Feb. 12 & 14: These days we take for granted historically informed performances of Baroque and classical music, but you can thank Conductor Nicholas McGegan for helping pioneer the approach. McGegan celebrates a milestone this year, 30 years leading the Philharmonia Baroque Orchestra, and providing the Bay Area with hundreds of great performances. McGegan and the PBO are often at their best when doing vocal music, and this weekend they've got Susan Graham, the powerful mezzo-soprano and trouser-role specialist, joining them for an all Handel concert at the Mondavi Center in Davis, and at Weill Concert Hall at Sonoma State.
Feb. 20: South Africa-born Trevor Noah has become one of the leading commentators on American politics and culture as the not-so-new anymore host of The Daily Show. My co-host David Wiegand covers television for The San Francisco Chronicle and he thinks Noah is getting pretty good at nailing the fatuous and the foolish, perhaps not such a tough job in an election year. Noah performs in two shows at The Masonic Auditorium on Saturday, Feb. 20.
Continuing through Feb. 28: Director and playwright Mark Jackson loves to put his characters in extreme situations and then squeeze a bit to see what happens. Now he's adapted and directed Little Erik, a rewrite of Little Eyolf, a little known play by Henrik Ibsen, about a wealthy woman, her slacker husband, their injured son, an aunt who may be a sexual predator, and a magical realism character named the Rat Woman (think the Pied Piper). "For me the reason to put relationships like that onstage," Jackson says, "in which people are struggling and are making choices that are perhaps not the best, it’s very much about compassion to me and being tolerant of the people we care about when they’re struggling and trying to do their best, but failing." And there's the drama. It's at Berkeley's Aurora Theater.

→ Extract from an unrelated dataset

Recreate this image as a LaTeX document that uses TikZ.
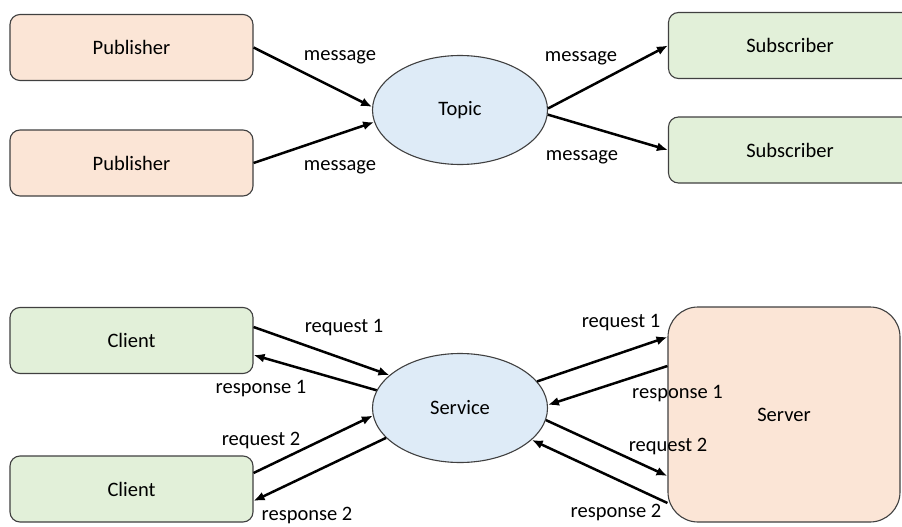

Feb. 18-28: I tried to count all the bands at Noise Pop this year, and lost track around 120. The festival seems overstuffed (again), straying far from its "noise-pop" roots and featuring Carly Mae Jepsen ("Call Me Maybe") and LA's Kamasi Washington (The Epic), a very hot name in jazz right now. But who cares. I'm dying to see Washington, and I know our producer Suzie Racho is keen on the jazz-influenced Kneebody and Daedulus and the synth-pop of The Metric (Pagans in Vegas). Don't miss some of our favorite Bay Area's bands including Be Calm Honcho, Foxtails Brigade, and more. Details here.